Why didn’t I do it myself? Honestly? A man in his forties walking up to a strange toddler on a crowded beach — that invites trouble. Unfairly, but that’s just how it works. So my partner did it. Problem solved.
Then her little brother turned up. About seven, three years older. Came walking over from the towels, on his own, clearly sent to fetch his sister. No hurry, no worry on his face. For him, this was apparently the most normal thing in the world.
And five minutes later? She was pottering about on her own again. Not straight into the water, no. But not near anyone watching her, either. Because there was no boundary. And the last time hadn’t had any consequence — so why would she stop.
“Stay close” means nothing at all to a child
Don’t get me wrong, I understand those parents. I’m one myself, with two kids. A day at the seaside with small children isn’t a holiday, it’s work. Sunscreen, the little tent, the buckets, hunger, the loo, sand in everything — and at some point you just want to sit on your backside for five minutes and do absolutely nothing. Completely human. Nothing wrong with that.
But “stay close” — a three- or four-year-old can do nothing with that. That’s not an instruction, it’s a fog. Close to what? How far is far? And meanwhile that sea just keeps glinting away. It foams, it moves, it pulls at you. For a toddler, that’s irresistible.

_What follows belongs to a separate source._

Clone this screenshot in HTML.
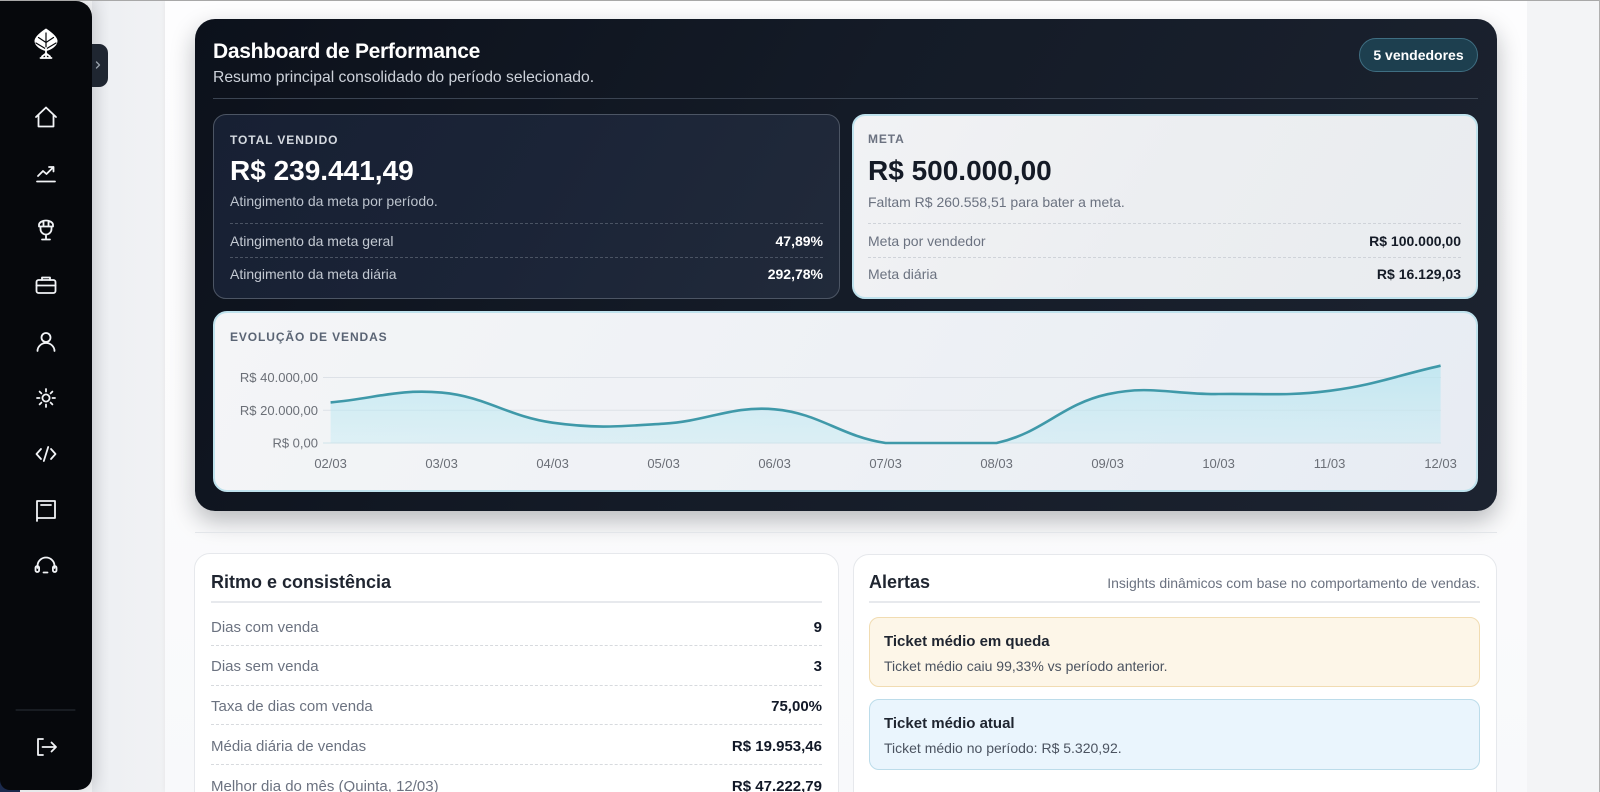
<!DOCTYPE html>
<html><head><meta charset="utf-8">
<style>
*{margin:0;padding:0;box-sizing:border-box}
html,body{width:1600px;height:792px;overflow:hidden}
body{position:relative;background:#f3f4f6;font-family:"Liberation Sans",Arial,sans-serif;}
.a{position:absolute;white-space:nowrap;line-height:1}
.b{font-weight:700}
</style></head>
<body>
<!-- main white area -->
<div class="a" style="left:92px;top:0;width:73px;height:792px;background:linear-gradient(90deg,#e4e6ea 0%,#eef0f3 25%,#f1f2f4 100%)"></div>
<div class="a" style="left:165px;top:0;width:1362px;height:792px;background:linear-gradient(180deg,#fdfdfe 0%,#fbfbfc 60%,#f8f9fb 100%);box-shadow:0 0 6px rgba(0,0,0,0.05)"></div>
<div class="a" style="left:1527px;top:0;width:73px;height:792px;background:#f3f4f6"></div>
<div class="a" style="left:0;top:0;width:1600px;height:1px;background:#a8a8a8;z-index:5"></div>
<div class="a" style="left:1599px;top:0;width:1px;height:792px;background:#b0b0b0;z-index:5"></div>
<div class="a" style="left:0;top:770px;width:20px;height:22px;background:#1c2b4f"></div>

<!-- sidebar -->
<div class="a" style="left:0;top:1px;width:92px;height:789px;background:#06080c;border-radius:0 16px 14px 10px;box-shadow:4px 0 14px rgba(0,0,0,0.10)"></div>
<div class="a" style="left:92px;top:44px;width:16px;height:43px;background:#1f2631;border-radius:0 9px 9px 0"></div>
<svg class="a" style="left:0;top:0" width="110" height="792" viewBox="0 0 110 792" fill="none" stroke="#f2f4f7" stroke-width="1.8" stroke-linecap="round" stroke-linejoin="round">
  <path d="M96.5 62 l3 3 l-3 3" stroke="#9aa3ad" stroke-width="1.3"/>
  <!-- logo -->
  <path d="M46 29 C49 31 57 36.5 57 41 C57 45.5 51 49.5 46 50.5 C41 49.5 35 45.5 35 41 C35 36.5 43 31 46 29 Z" fill="#ffffff" stroke="#ffffff" stroke-width="1"/>
  <path d="M36 43 L46 49 L56 43 M38.5 37.5 L46 42.5 L53.5 37.5 M46 33 V49" stroke="#06080c" stroke-width="1.2"/>
  <path d="M46 48 V57.5 M40.5 58 H51.5 M46 53.5 L42 56.5 M46 53.5 L50 56.5" stroke="#ffffff" stroke-width="1.8"/>
  <!-- home -->
  <path d="M36 117 L46 107.5 L56 117 M38.5 115 V126.5 H53.5 V115"/>
  <!-- chart -->
  <path d="M38 176 L43 171 L46.5 174 L53.5 167 M49 167 H53.5 V171.5 M37 181.5 H55"/>
  <!-- trophy -->
  <path d="M39 225 a7 4.5 0 0 1 14 0 v1.5 h-14 z M43.5 221.5 v4.5 M48.5 221.5 v4.5 M40.5 226.5 v2.5 a5.5 5.5 0 0 0 11 0 v-2.5 M46 234.5 v4.5 M42 239.5 h8"/>
  <!-- briefcase -->
  <rect x="36.5" y="280" width="19" height="13" rx="2"/>
  <path d="M42 280 v-2.5 h8 v2.5 M36.5 285.5 h19"/>
  <!-- user -->
  <circle cx="46" cy="337.5" r="4.5"/>
  <path d="M37.5 351 a8.5 8 0 0 1 17 0"/>
  <!-- sun -->
  <circle cx="46" cy="398" r="3.6"/>
  <path d="M46 389 v2.5 M46 404.5 v2.5 M37 398 h2.5 M52.5 398 h2.5 M39.6 391.6 l1.8 1.8 M50.6 402.6 l1.8 1.8 M52.4 391.6 l-1.8 1.8 M41.4 402.6 l-1.8 1.8"/>
  <!-- code -->
  <path d="M41 449 l-4.5 5 l4.5 5 M51 449 l4.5 5 l-4.5 5 M48.2 447 l-4.4 14"/>
  <!-- book -->
  <path d="M37 521 V501 H55 V518 H38.5 Q37 518 37 519.5 M41 505 h10"/>
  <!-- headset -->
  <path d="M37.5 568 v-2 a8.5 8.5 0 0 1 17 0 v2"/>
  <rect x="35.5" y="566" width="3.6" height="6" rx="1.8"/>
  <rect x="52.9" y="566" width="3.6" height="6" rx="1.8"/>
  <path d="M43.5 572.5 h4"/>
  <!-- separator -->
  <path d="M16 710 H75" stroke="#2a2f38" stroke-width="1"/>
  <!-- logout -->
  <path d="M43 739 H38 V755 H43 M42.5 747 H56 M51.5 742.5 l4.5 4.5 l-4.5 4.5"/>
</svg>

<!-- dark card -->
<div class="a" style="left:195px;top:19px;width:1302px;height:492px;border-radius:20px;background:linear-gradient(120deg,#0c111b 0%,#141b27 45%,#1c2330 100%);box-shadow:0 10px 24px rgba(15,20,30,0.28)"></div>
<div class="a b" style="left:213px;top:41px;font-size:21px;color:#ffffff;letter-spacing:-0.3px">Dashboard de Performance</div>
<div class="a" style="left:213px;top:69.6px;font-size:15.7px;color:#cdd2da">Resumo principal consolidado do período selecionado.</div>
<div class="a" style="left:1359px;top:38px;width:119px;height:34px;border-radius:17px;background:#1d3f4f;border:1px solid #3f6e82;display:flex;align-items:center;justify-content:center;font-size:14px;font-weight:700;color:#ffffff">5 vendedores</div>
<div class="a" style="left:213px;top:98px;width:1265px;height:1px;background:#3b4452"></div>

<!-- total vendido -->
<div class="a" style="left:213px;top:114px;width:627px;height:185px;border-radius:13px;border:1px solid #4c5564;background:linear-gradient(120deg,#172033 0%,#1b2437 50%,#212a3a 100%)"></div>
<div class="a b" style="left:230px;top:134px;font-size:12px;letter-spacing:0.9px;color:#d5dae1">TOTAL VENDIDO</div>
<div class="a b" style="left:230px;top:157px;font-size:28px;color:#ffffff">R$ 239.441,49</div>
<div class="a" style="left:230px;top:194px;font-size:14px;color:#bcc3cd">Atingimento da meta por período.</div>
<div class="a" style="left:230px;top:223px;width:593px;border-top:1px dashed #4a5363"></div>
<div class="a" style="left:230px;top:234px;font-size:14px;color:#c3c9d2">Atingimento da meta geral</div>
<div class="a b" style="left:623px;width:200px;text-align:right;top:234px;font-size:14px;color:#ffffff">47,89%</div>
<div class="a" style="left:230px;top:257px;width:593px;border-top:1px dashed #4a5363"></div>
<div class="a" style="left:230px;top:267px;font-size:14px;color:#c3c9d2">Atingimento da meta diária</div>
<div class="a b" style="left:623px;width:200px;text-align:right;top:267px;font-size:14px;color:#ffffff">292,78%</div>

<!-- meta -->
<div class="a" style="left:852px;top:114px;width:626px;height:185px;border-radius:13px;border:2px solid #bfe2ed;background:linear-gradient(120deg,#f1f2f4 0%,#eceef1 50%,#e9ecef 100%)"></div>
<div class="a b" style="left:868px;top:133px;font-size:12px;letter-spacing:0.9px;color:#6b7280">META</div>
<div class="a b" style="left:868px;top:157px;font-size:28px;color:#141a26">R$ 500.000,00</div>
<div class="a" style="left:868px;top:195px;font-size:14px;color:#6b7280">Faltam R$ 260.558,51 para bater a meta.</div>
<div class="a" style="left:868px;top:223px;width:593px;border-top:1px dashed #cfd3d9"></div>
<div class="a" style="left:868px;top:234px;font-size:14px;color:#6b7280">Meta por vendedor</div>
<div class="a b" style="left:1261px;width:200px;text-align:right;top:234px;font-size:14px;color:#151b27">R$ 100.000,00</div>
<div class="a" style="left:868px;top:257px;width:593px;border-top:1px dashed #cfd3d9"></div>
<div class="a" style="left:868px;top:267px;font-size:14px;color:#6b7280">Meta diária</div>
<div class="a b" style="left:1261px;width:200px;text-align:right;top:267px;font-size:14px;color:#151b27">R$ 16.129,03</div>

<!-- chart card -->
<div class="a" style="left:213px;top:311px;width:1265px;height:181px;border-radius:14px;border:2px solid #bfe2ed;background:linear-gradient(120deg,#f4f5f7 0%,#eef1f5 50%,#e7ecf3 100%)"></div>
<div class="a b" style="left:230px;top:331px;font-size:12px;letter-spacing:0.9px;color:#5a6474">EVOLUÇÃO DE VENDAS</div>
<svg class="a" style="left:0;top:0" width="1600" height="792" viewBox="0 0 1600 792">
  <defs>
    <linearGradient id="fg" x1="0" y1="365" x2="0" y2="443" gradientUnits="userSpaceOnUse">
      <stop offset="0" stop-color="#aee4f0" stop-opacity="0.65"/>
      <stop offset="1" stop-color="#c4ebf4" stop-opacity="0.45"/>
    </linearGradient>
  </defs>
  <line x1="323" y1="377.5" x2="1441" y2="377.5" stroke="#dde1e7" stroke-width="1"/>
  <line x1="323" y1="410.3" x2="1441" y2="410.3" stroke="#dde1e7" stroke-width="1"/>
  <path d="M330.6,402.4 C375.0,398.5 397.9,388.6 441.6,392.6 C486.7,396.7 507.4,416.4 552.6,422.7 C596.2,428.8 619.4,426.4 663.6,423.7 C708.2,421.0 731.0,405.5 774.6,409.3 C819.8,413.2 840.2,436.1 885.6,443 C929.0,443 954.2,443 996.6,443 C1043.0,432.8 1061.2,404.4 1107.6,394.2 C1150.0,384.8 1174.2,394.7 1218.6,394.0 C1263.0,393.3 1285.7,396.4 1329.6,390.8 C1374.5,385.1 1396.2,375.7 1440.6,365.7 L1440.6,443 L330.6,443 Z" fill="url(#fg)"/>
  <line x1="323" y1="443" x2="1441" y2="443" stroke="#cfe3ea" stroke-width="1"/>
  <path d="M330.6,402.4 C375.0,398.5 397.9,388.6 441.6,392.6 C486.7,396.7 507.4,416.4 552.6,422.7 C596.2,428.8 619.4,426.4 663.6,423.7 C708.2,421.0 731.0,405.5 774.6,409.3 C819.8,413.2 840.2,436.1 885.6,443 C929.0,443 954.2,443 996.6,443 C1043.0,432.8 1061.2,404.4 1107.6,394.2 C1150.0,384.8 1174.2,394.7 1218.6,394.0 C1263.0,393.3 1285.7,396.4 1329.6,390.8 C1374.5,385.1 1396.2,375.7 1440.6,365.7" fill="none" stroke="#3f99a9" stroke-width="2.6" stroke-linejoin="round"/>
  <g font-family="Liberation Sans, Arial, sans-serif" font-size="13" fill="#6b6f77">
    <text x="318" y="382" text-anchor="end">R$ 40.000,00</text>
    <text x="318" y="414.8" text-anchor="end">R$ 20.000,00</text>
    <text x="318" y="447.5" text-anchor="end">R$ 0,00</text>
    <g text-anchor="middle">
      <text x="330.6" y="468">02/03</text>
      <text x="441.6" y="468">03/03</text>
      <text x="552.6" y="468">04/03</text>
      <text x="663.6" y="468">05/03</text>
      <text x="774.6" y="468">06/03</text>
      <text x="885.6" y="468">07/03</text>
      <text x="996.6" y="468">08/03</text>
      <text x="1107.6" y="468">09/03</text>
      <text x="1218.6" y="468">10/03</text>
      <text x="1329.6" y="468">11/03</text>
      <text x="1440.6" y="468">12/03</text>
    </g>
  </g>
</svg>

<!-- separator -->
<div class="a" style="left:195px;top:532px;width:1302px;height:1px;background:#e2e5e9"></div>

<!-- ritmo card -->
<div class="a" style="left:194px;top:553px;width:645px;height:260px;border-radius:16px;border:1px solid #e6e8ec;background:#ffffff"></div>
<div class="a b" style="left:211px;top:573px;font-size:18px;color:#1f2530">Ritmo e consistência</div>
<div class="a" style="left:211px;top:601px;width:611px;height:2px;background:#e7e9ed"></div>
<div class="a" style="left:211px;top:619.6px;font-size:15px;color:#6b7280">Dias com venda</div>
<div class="a b" style="left:622px;width:200px;text-align:right;top:619.6px;font-size:15px;color:#111827">9</div>
<div class="a" style="left:211px;top:645px;width:611px;border-top:1px dashed #d7dade"></div>
<div class="a" style="left:211px;top:659.3px;font-size:15px;color:#6b7280">Dias sem venda</div>
<div class="a b" style="left:622px;width:200px;text-align:right;top:659.3px;font-size:15px;color:#111827">3</div>
<div class="a" style="left:211px;top:684.5px;width:611px;border-top:1px dashed #d7dade"></div>
<div class="a" style="left:211px;top:699.1px;font-size:15px;color:#6b7280">Taxa de dias com venda</div>
<div class="a b" style="left:622px;width:200px;text-align:right;top:699.1px;font-size:15px;color:#111827">75,00%</div>
<div class="a" style="left:211px;top:724px;width:611px;border-top:1px dashed #d7dade"></div>
<div class="a" style="left:211px;top:738.9px;font-size:15px;color:#6b7280">Média diária de vendas</div>
<div class="a b" style="left:622px;width:200px;text-align:right;top:738.9px;font-size:15px;color:#111827">R$ 19.953,46</div>
<div class="a" style="left:211px;top:764px;width:611px;border-top:1px dashed #d7dade"></div>
<div class="a" style="left:211px;top:778.7px;font-size:15px;color:#6b7280">Melhor dia do mês (Quinta, 12/03)</div>
<div class="a b" style="left:622px;width:200px;text-align:right;top:778.7px;font-size:15px;color:#111827">R$ 47.222,79</div>

<!-- alertas card -->
<div class="a" style="left:853px;top:554px;width:644px;height:260px;border-radius:16px;border:1px solid #e6e8ec;background:#ffffff"></div>
<div class="a b" style="left:869px;top:573px;font-size:18px;color:#1f2530">Alertas</div>
<div class="a" style="left:1080px;width:400px;text-align:right;top:576px;font-size:14px;color:#6b7280">Insights dinâmicos com base no comportamento de vendas.</div>
<div class="a" style="left:869px;top:601px;width:611px;height:2px;background:#e7e9ed"></div>
<div class="a" style="left:869px;top:617px;width:611px;height:70px;border-radius:10px;border:1px solid #f1dcb2;background:#fdf6e8"></div>
<div class="a b" style="left:884px;top:634.3px;font-size:15px;color:#1f2530">Ticket médio em queda</div>
<div class="a" style="left:884px;top:659.1px;font-size:14px;color:#4b5360">Ticket médio caiu 99,33% vs período anterior.</div>
<div class="a" style="left:869px;top:699px;width:611px;height:71px;border-radius:10px;border:1px solid #bcdcea;background:#eaf5fd"></div>
<div class="a b" style="left:884px;top:715.6px;font-size:15px;color:#1f2530">Ticket médio atual</div>
<div class="a" style="left:884px;top:741.4px;font-size:14px;color:#4b5360">Ticket médio no período: R$ 5.320,92.</div>
</body></html>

Children that age live entirely in the now. They don’t wander off because they’re being naughty. They just go and look. They test. They follow whatever grabs their attention. And the water gives nothing back — no warning, no signal.
Drowning doesn’t look the way it does in films. No splashing, no screaming. It’s silent. And it’s fast.
And that’s exactly the part nearly everyone gets wrong: drowning doesn’t look the way it does in films. No splashing, no screaming, no arms thrashing above the surface. It’s silent. And it’s fast — often half a minute, sometimes less, and regularly right next to people who haven’t noticed a thing. The sea doesn’t call for help on your child’s behalf. It simply waits.